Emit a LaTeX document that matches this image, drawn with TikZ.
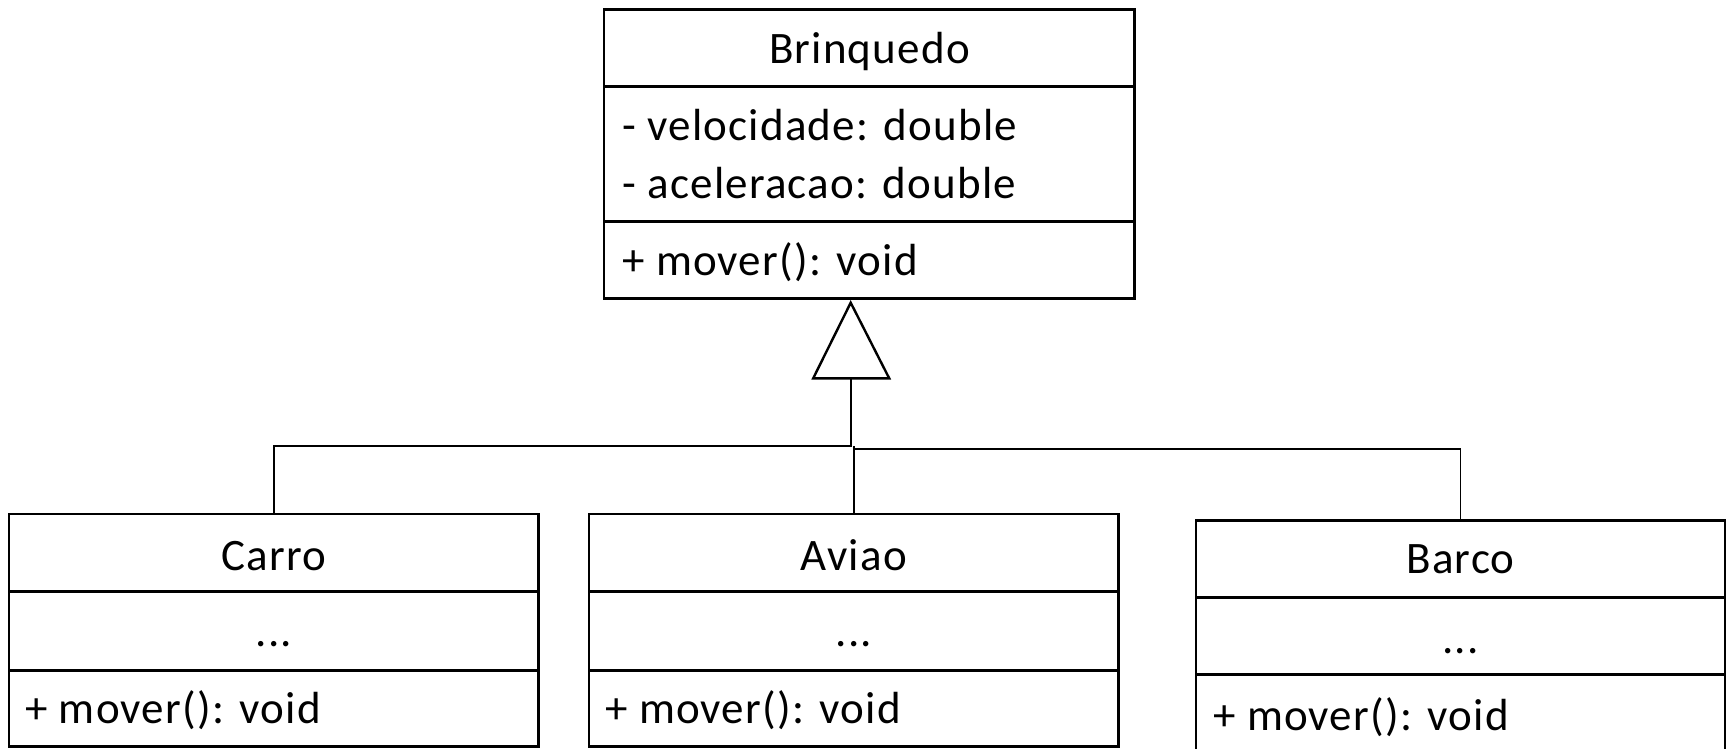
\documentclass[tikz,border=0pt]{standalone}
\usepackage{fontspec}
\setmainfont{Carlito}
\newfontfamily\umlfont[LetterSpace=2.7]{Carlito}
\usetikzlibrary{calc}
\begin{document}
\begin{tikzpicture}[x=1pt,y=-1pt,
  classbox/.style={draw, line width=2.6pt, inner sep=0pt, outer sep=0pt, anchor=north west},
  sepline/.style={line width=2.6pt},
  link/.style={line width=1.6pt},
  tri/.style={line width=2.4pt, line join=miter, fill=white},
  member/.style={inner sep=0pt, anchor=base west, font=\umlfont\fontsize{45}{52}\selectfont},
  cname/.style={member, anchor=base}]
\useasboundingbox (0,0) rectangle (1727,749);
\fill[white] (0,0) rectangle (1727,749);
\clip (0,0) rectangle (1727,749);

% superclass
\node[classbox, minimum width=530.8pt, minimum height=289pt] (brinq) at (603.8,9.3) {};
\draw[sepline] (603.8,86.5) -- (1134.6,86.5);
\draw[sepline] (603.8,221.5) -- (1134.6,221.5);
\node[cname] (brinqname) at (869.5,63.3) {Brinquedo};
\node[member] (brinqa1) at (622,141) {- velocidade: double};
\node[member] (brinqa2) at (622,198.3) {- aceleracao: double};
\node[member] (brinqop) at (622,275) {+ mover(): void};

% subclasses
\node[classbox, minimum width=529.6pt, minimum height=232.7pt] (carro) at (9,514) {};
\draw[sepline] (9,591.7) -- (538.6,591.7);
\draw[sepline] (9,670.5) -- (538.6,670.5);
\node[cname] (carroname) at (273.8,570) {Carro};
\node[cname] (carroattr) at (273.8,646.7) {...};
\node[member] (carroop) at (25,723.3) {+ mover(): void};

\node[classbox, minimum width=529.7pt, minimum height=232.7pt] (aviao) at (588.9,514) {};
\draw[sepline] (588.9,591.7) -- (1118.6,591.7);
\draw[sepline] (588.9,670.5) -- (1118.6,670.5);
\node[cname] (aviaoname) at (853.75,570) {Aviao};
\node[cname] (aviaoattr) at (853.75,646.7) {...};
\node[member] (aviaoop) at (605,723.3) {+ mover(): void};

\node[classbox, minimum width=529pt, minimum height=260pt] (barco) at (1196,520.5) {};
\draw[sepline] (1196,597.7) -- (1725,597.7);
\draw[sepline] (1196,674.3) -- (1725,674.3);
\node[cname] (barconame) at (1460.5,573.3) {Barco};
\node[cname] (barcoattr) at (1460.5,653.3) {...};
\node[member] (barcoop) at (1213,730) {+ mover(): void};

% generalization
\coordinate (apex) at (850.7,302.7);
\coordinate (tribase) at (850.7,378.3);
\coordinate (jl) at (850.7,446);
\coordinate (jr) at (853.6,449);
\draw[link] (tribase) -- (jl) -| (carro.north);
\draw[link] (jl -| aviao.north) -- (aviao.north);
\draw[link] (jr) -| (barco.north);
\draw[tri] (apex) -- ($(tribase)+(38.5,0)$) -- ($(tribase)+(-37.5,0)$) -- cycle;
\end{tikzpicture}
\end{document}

----------------------------------------

Give the data above again in full and unchanged, skipping the pictures.

## Solution to this problem
Emit a LaTeX document that matches this image, drawn with TikZ.
\documentclass[tikz,border=0pt]{standalone}
\usepackage{fontspec}
\setmainfont{Carlito}
\newfontfamily\umlfont[LetterSpace=2.7]{Carlito}
\usetikzlibrary{calc}
\begin{document}
\begin{tikzpicture}[x=1pt,y=-1pt,
  classbox/.style={draw, line width=2.6pt, inner sep=0pt, outer sep=0pt, anchor=north west},
  sepline/.style={line width=2.6pt},
  link/.style={line width=1.6pt},
  tri/.style={line width=2.4pt, line join=miter, fill=white},
  member/.style={inner sep=0pt, anchor=base west, font=\umlfont\fontsize{45}{52}\selectfont},
  cname/.style={member, anchor=base}]
\useasboundingbox (0,0) rectangle (1727,749);
\fill[white] (0,0) rectangle (1727,749);
\clip (0,0) rectangle (1727,749);

% superclass
\node[classbox, minimum width=530.8pt, minimum height=289pt] (brinq) at (603.8,9.3) {};
\draw[sepline] (603.8,86.5) -- (1134.6,86.5);
\draw[sepline] (603.8,221.5) -- (1134.6,221.5);
\node[cname] (brinqname) at (869.5,63.3) {Brinquedo};
\node[member] (brinqa1) at (622,141) {- velocidade: double};
\node[member] (brinqa2) at (622,198.3) {- aceleracao: double};
\node[member] (brinqop) at (622,275) {+ mover(): void};

% subclasses
\node[classbox, minimum width=529.6pt, minimum height=232.7pt] (carro) at (9,514) {};
\draw[sepline] (9,591.7) -- (538.6,591.7);
\draw[sepline] (9,670.5) -- (538.6,670.5);
\node[cname] (carroname) at (273.8,570) {Carro};
\node[cname] (carroattr) at (273.8,646.7) {...};
\node[member] (carroop) at (25,723.3) {+ mover(): void};

\node[classbox, minimum width=529.7pt, minimum height=232.7pt] (aviao) at (588.9,514) {};
\draw[sepline] (588.9,591.7) -- (1118.6,591.7);
\draw[sepline] (588.9,670.5) -- (1118.6,670.5);
\node[cname] (aviaoname) at (853.75,570) {Aviao};
\node[cname] (aviaoattr) at (853.75,646.7) {...};
\node[member] (aviaoop) at (605,723.3) {+ mover(): void};

\node[classbox, minimum width=529pt, minimum height=260pt] (barco) at (1196,520.5) {};
\draw[sepline] (1196,597.7) -- (1725,597.7);
\draw[sepline] (1196,674.3) -- (1725,674.3);
\node[cname] (barconame) at (1460.5,573.3) {Barco};
\node[cname] (barcoattr) at (1460.5,653.3) {...};
\node[member] (barcoop) at (1213,730) {+ mover(): void};

% generalization
\coordinate (apex) at (850.7,302.7);
\coordinate (tribase) at (850.7,378.3);
\coordinate (jl) at (850.7,446);
\coordinate (jr) at (853.6,449);
\draw[link] (tribase) -- (jl) -| (carro.north);
\draw[link] (jl -| aviao.north) -- (aviao.north);
\draw[link] (jr) -| (barco.north);
\draw[tri] (apex) -- ($(tribase)+(38.5,0)$) -- ($(tribase)+(-37.5,0)$) -- cycle;
\end{tikzpicture}
\end{document}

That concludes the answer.